Akademik kimliğinizle yazınsal kimliğinizi nasıl bağdaştırırsınız?

Önemli olanın ne yazdığınız değil; yazma yeteneği olduğuna, bunun da insanları, dünyayı olabildiğince nesnel algılayıp, çevremizde olup bitenleri, insan davranışlarının ve kültürel değerlerin çeşitliliğini anlamlandırmaya bağlı olduğunu düşünüyorum.

Nisan ayında okurlarla buluşan “Arkadaşlık” adlı kitabınızdan bahseder misiniz? Bu kitabı neden yazdınız?

Biz insanların duyguları, ilişkileri, arzuları aslında tarih boyunca değişime uğramamıştır. Değişim; içinde olduğumuz ortamda, teknolojinin yükselmesinde, toplumsal ve kültürel yapının farklılaşmasıyla yaşam tarzında kendini göstermektedir. Kitabımda milenyum çağındaki cinsellik davranışını ve hep var olduğuna inandığım, insanların içindeki potansiyel kötülük motifini işlemek istedim.

“Arkadaşlık” okurlara hangi mesajları vermeyi amaçlıyor?

Kötülüğün felsefesi açısından tanımlanabilecek insan davranışlarının, iyi ve kötü ayırımının günlük yaşamda karşımıza nasıl çıkabileceğini, insanları ne denli farklı amaçların, nasıl yönlendirdiğinin yüzeysel bir görüntüsünü tanımlamak istedim.

Kitabın ismi nereden geliyor?

Kitabın kahramanları, bi-seksüel iki kadın arkadaş.

Sizce kitap, beklenen başarıya ulaşacak mı?

Bu soruyu yanıtlamak zor. Hataları olan bir kitap. Hata derken kitaptaki gramer veya benzerlerini değil, ön plandaki karakterlerin kişilik yapılarını ve psikolojilerini yeterince irdeleyememenin hatasını kast ediyorum!

Kitabınıza bir okur gözüyle nasıl bir yorum yaparsınız?

Sürükleyici olduğuna, temel kurgunun iyi olduğuna inanıyorum; ama bu haliyle 3. ligde olduğumu da kabullenmem gerek.

Hazırlık aşamasında olan yeni bir eseriniz var mı?

Evet… İkinci yapıtım, şimdiki kitabımın tam aksine muhafazakâr bir ailenin yaşamından bir kesit.

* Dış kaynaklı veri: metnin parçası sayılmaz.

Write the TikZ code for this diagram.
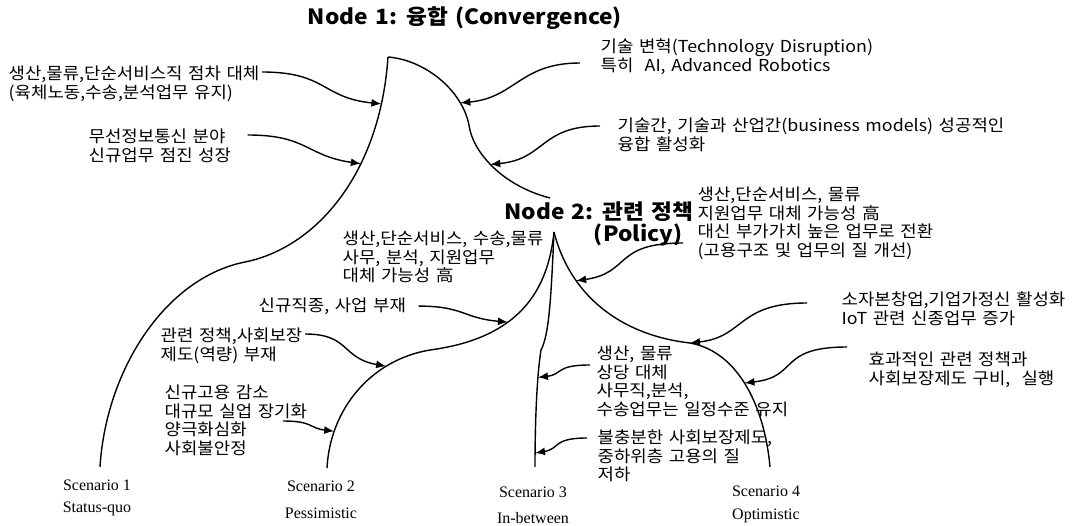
\documentclass[tikz,border=0pt]{standalone}
\usepackage{fontspec}
\setmainfont{Noto Sans CJK KR}[FakeStretch=1.08, WordSpace=1.4]
\newfontfamily\scenfont{Liberation Serif}
\usepackage{tikz}
\usetikzlibrary{calc,arrows.meta}

\begin{document}
\begin{tikzpicture}[x=1pt, y=-1pt, >={Latex[length=10pt,width=8pt]}, line width=1.4pt,
    lbl/.style={anchor=north west, inner sep=0pt, align=left, font=\fontsize{16.5}{18.8}\selectfont},
    hd/.style={inner sep=0pt, font=\fontsize{21}{22}\selectfont\bfseries},
    scn/.style={inner sep=0pt, align=center, font=\fontsize{16}{20}\selectfont\scenfont}]
   \useasboundingbox (0,0) rectangle (1080,526);

   \coordinate (n1) at (388,57);
   \coordinate (n2) at (554,232);
   \coordinate (e1) at (100,467);
   \coordinate (e2) at (327,468);
   \coordinate (e3) at (535,467);
   \coordinate (e4) at (770,467);

   %titles
   \node[hd] (node1) at (465,18) {Node 1: 융합 (Convergence)};
   \node[hd, anchor=north east, align=right] (node2) at (694,201) {Node 2: 관련 정책\\(Policy)\hspace*{11pt}};

   %node 1 branches
   \draw (e1) .. controls (106,370) and (165,278) .. (245,262)
              .. controls (315,248) and (380,175) .. (n1) coordinate[pos=0.65] (p2) coordinate[pos=0.86] (p1);
   \draw (n1) .. controls (425,60) and (462,90) .. (469,125) coordinate[pos=0.78] (p3)
              .. controls (472,150) and (500,185) .. (550,198) coordinate[pos=0.48] (p4);

   %node 2 branches
   \draw (n2) .. controls (548,290) and (520,338) .. (430,350) coordinate[pos=0.62] (p6)
              .. controls (370,360) and (330,410) .. (e2) coordinate[pos=0.27] (p7) coordinate[pos=0.78] (p8);
   \draw (n2) .. controls (551,300) and (549,335) .. (541,350)
              .. controls (537,375) and (535,420) .. (e3) coordinate[pos=0.3] (p12) coordinate[pos=0.9] (p13);
   \draw (n2) .. controls (570,295) and (620,335) .. (690,343) coordinate[pos=0.29] (p9) coordinate[pos=1] (p10)
              .. controls (740,352) and (765,410) .. (e4) coordinate[pos=0.47] (p11);

   %labels
   \node[lbl] (repl) at (8,65) {생산,물류,단순서비스직 점차 대체\\(육체노동,수송,분석업무 유지)};
   \node[lbl] (wire) at (88,128) {무선정보통신 분야\\신규업무 점진 성장};
   \node[lbl] (tech) at (600,38) {기술 변혁(Technology Disruption)\\특히\ \ AI, Advanced Robotics};
   \node[lbl] (conv) at (617,117) {기술간, 기술과 산업간(business models) 성공적인\\융합 활성화};
   \node[lbl] (subs) at (342,230) {생산,단순서비스, 수송,물류\\사무, 분석, 지원업무\\대체 가능성 高};
   \node[lbl] (nojob) at (258,297) {신규직종, 사업 부재};
   \node[lbl] (nopol) at (160,327) {관련 정책,사회보장\\제도(역량) 부재};
   \node[lbl] (unemp) at (164,384) {신규고용 감소\\대규모 실업 장기화\\양극화심화\\사회불안정};
   \node[lbl] (shift) at (697,186) {생산,단순서비스, 물류\\지원업무 대체 가능성 高\\대신 부가가치 높은 업무로 전환\\(고용구조 및 업무의 질 개선)};
   \node[lbl] (start) at (841,291) {소자본창업,기업가정신 활성화\\IoT 관련 신종업무 증가};
   \node[lbl] (effpol) at (868,351) {효과적인 관련 정책과\\사회보장제도 구비,\ \ 실행};
   \node[lbl] (partial) at (596,345) {생산, 물류\\상당 대체\\사무직,분석,\\수송업무는 일정수준 유지};
   \node[lbl] (weak) at (597,429) {불충분한 사회보장제도,\\중하위층 고용의 질\\저하};

   %scenarios
   \node[scn] (sc1) at (97,498) {Scenario 1\\[2pt]Status-quo};
   \node[scn] (sc2) at (321,500) {Scenario 2\\[7pt]Pessimistic};
   \node[scn] (sc3) at (533,505) {Scenario 3\\[6pt]In-between};
   \node[scn] (sc4) at (766,504) {Scenario 4\\[3pt]Optimistic};

   %pointers
   \draw[->] ($(repl.north east)+(2,7)$) .. controls +(65,0) and +(-60,-6) .. (p1);
   \draw[->] ($(wire.north east)+(16,7)$) .. controls +(60,0) and +(-55,-8) .. (p2);
   \draw[->] ($(tech.north west)+(-20,25)$) .. controls +(-60,0) and +(55,-5) .. (p3);
   \draw[->] ($(conv.north west)+(-17,9)$) .. controls +(-60,0) and +(55,-5) .. (p4);
   \draw[->] ($(nojob.east)+(12,0)$) .. controls +(45,0) and +(-45,-4) .. (p6);
   \draw[->] ($(nopol.north east)+(2,7)$) .. controls +(45,0) and +(-45,-8) .. (p7);
   \draw[->] ($(unemp.north west)+(119,37)$) .. controls +(30,0) and +(-25,-3) .. (p8);
   \draw[->] ($(shift.north west)+(-14,57)$) .. controls +(-70,0) and +(55,-8) .. (p9);
   \draw[->] ($(start.north west)+(-34,12)$) .. controls +(-70,0) and +(55,-6) .. (p10);
   \draw[->] ($(effpol.north west)+(-21,-4)$) .. controls +(-70,0) and +(55,-6) .. (p11);
   \draw[->] ($(partial.north west)+(-6,20)$) .. controls +(-35,0) and +(25,-3) .. (p12);
   \draw[->] ($(weak.north west)+(-10,9)$) .. controls +(-35,0) and +(25,-4) .. (p13);
\end{tikzpicture}
\end{document}
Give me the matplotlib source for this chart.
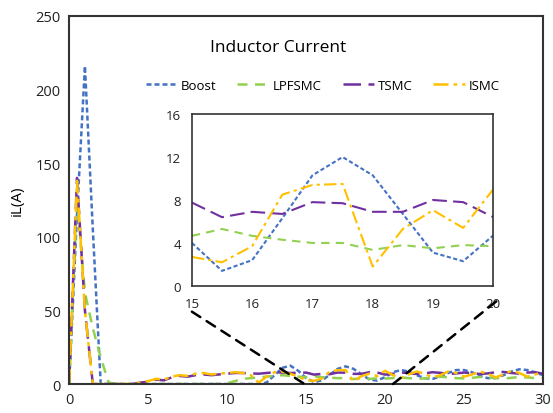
import numpy as np
import matplotlib.pyplot as plt
from matplotlib.patches import ConnectionPatch

plt.rcParams['font.family'] = ['Open Sans', 'DejaVu Sans']

# time axis, 0.5 step
t = np.arange(0, 30.5, 0.5)

boost = [0, 115, 216, 105, 0,
         0, 0, 0, 0, 0, 0, 0, 0, 0, 0, 0, 0, 0, 0, 0, 0, 0, 0, 0, 0,
         1, 6, 11, 12.5, 9, 4, 1.4, 2.4, 6.3, 10.3, 12, 10.3, 6.7, 3.1, 2.3, 4.7,
         8, 9.5, 8.5, 6, 4, 3.5, 5, 7.5, 9.5, 9.5, 8, 5.5, 4, 4, 6, 8.5, 10, 9.5, 8, 6]
lpfsmc = [0, 125, 62, 38, 18, 1,
          0, 0, 0, 0, 0, 0, 0, 0, 0, 0, 0, 0, 0, 0,
          0.5, 2, 3.5, 4, 4.5, 5, 5.5, 6, 5.5, 5,
          4.66, 5.3, 4.66, 4.3, 4.0, 4.0, 3.35, 3.8, 3.5, 3.8, 3.7,
          4, 4.5, 4, 3.5, 3.8, 4.5, 5, 4.5, 4, 3.8, 4.2, 4.8, 4.5, 4, 3.8, 4.2, 4.8, 4.5, 4, 4]
tsmc = [0, 140, 50, 0,
        0, 0, 0, 0, 0,
        1, 1.5, 3, 2.5, 4.5, 5.5, 5, 6, 6.5, 6, 6.5, 7, 7.5, 7.5, 7.2, 7, 7.5, 8, 7.8, 7.5, 7.6,
        7.76, 6.4, 6.9, 6.7, 7.8, 7.7, 6.9, 6.9, 8.0, 7.8, 6.4,
        7, 7.8, 7.5, 6.8, 7.2, 8, 7.6, 6.8, 7.2, 7.8, 7.4, 6.8, 7.2, 8, 8.2, 7.5, 7, 7.8, 8, 7]
ismc = [0, 138, 50, 0,
        0, 0, 0, 0, 0,
        1, 2, 3.5, 3, 5, 6, 5.5, 7, 7.5, 6.5, 7, 7.5, 8, 7.5, 6, 1, 5, 8, 8.5, 7, 5,
        2.7, 2.2, 3.7, 8.5, 9.4, 9.5, 1.8, 5.3, 7.05, 5.4, 9.0,
        6, 4, 6.5, 8.5, 7, 4.5, 6, 8.5, 7.5, 5, 6.5, 8.5, 7, 4.5, 6.5, 9, 7.5, 5, 6.5, 8]

names = ['Boost', 'LPFSMC', 'TSMC', 'ISMC']
colors = ['#4472C4', '#92D050', '#7030A0', '#FFC000']
dashes = [(2, 1.2), (4, 3), (7, 3), (6, 2, 1.5, 2)]
series = [boost, lpfsmc, tsmc, ismc]

fig = plt.figure(figsize=(5.53, 4.14), dpi=100)
ax = fig.add_axes([0.125, 0.07, 0.857, 0.889])
for y, n, c, d in zip(series, names, colors, dashes):
    ax.plot(t, y, color=c, lw=1.8, dashes=d, label=n)
ax.set_xlim(0, 30)
ax.set_ylim(0, 250)
ax.set_xticks(range(0, 31, 5))
ax.set_yticks(range(0, 251, 50))
ax.tick_params(length=0, labelsize=10.5, colors='#222222', pad=6)
for s in ax.spines.values():
    s.set_linewidth(1.5)
    s.set_color('#333333')
ax.set_ylabel('iL(A)', fontsize=11, labelpad=8)
ax.text(0.44, 0.915, 'Inductor Current', transform=ax.transAxes,
        ha='center', va='center', fontsize=12.5)
ax.legend(loc='upper center', bbox_to_anchor=(0.535, 0.862), ncol=4, frameon=False,
          fontsize=9.5, handlelength=2.4, handletextpad=0.25, columnspacing=1.6)

# zoomed window 15-20
ins = fig.add_axes([0.347, 0.307, 0.545, 0.415])
inner = (t >= 15) & (t <= 20)
for y, c, d in zip(series, colors, dashes):
    ins.plot(t[inner], np.array(y)[inner], color=c, lw=1.5, dashes=d)
ins.set_xlim(15, 20)
ins.set_ylim(0, 16)
ins.set_xticks(range(15, 21))
ins.set_yticks(range(0, 17, 4))
ins.tick_params(length=0, labelsize=9.5, colors='#222222', pad=8)
for s in ins.spines.values():
    s.set_linewidth(1.2)
    s.set_color('#333333')

for xa, xb in [((0.0, -0.15), (14.9, 0)), ((1.01, -0.09), (20.5, 0))]:
    con = ConnectionPatch(xyA=xa, coordsA=ins.transAxes, xyB=xb, coordsB=ax.transData,
                          color='black', lw=1.8, linestyle=(0, (4, 3)))
    fig.add_artist(con)

fig.savefig('out.png', dpi=100)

Aile bireylerinden büyük çocuğun dinsel değerler, felsefi akımlar ve bilimsel yaklaşım çatışması içinde kendince ‘hakikat’ denilen kavramı sorgulamasını anlatıyor. Üzerinde çalıştığım son kitapta ise tamamen kötülüğün felsefesi üzerine yoğunlaşmak istiyorum.

Son olarak gazetemiz okurlarına neler söylemek istersiniz?

“Arkadaşlık” öncelikle günlük işlerden uzaklaşıp, zaman geçirmek için rahatlıkla önereceğim uzun bir öykü. Arzu ettiğim, öykünün içine yerleştirdiğim düşünsel akımlara okuyucunun dikkatini çekebilmek.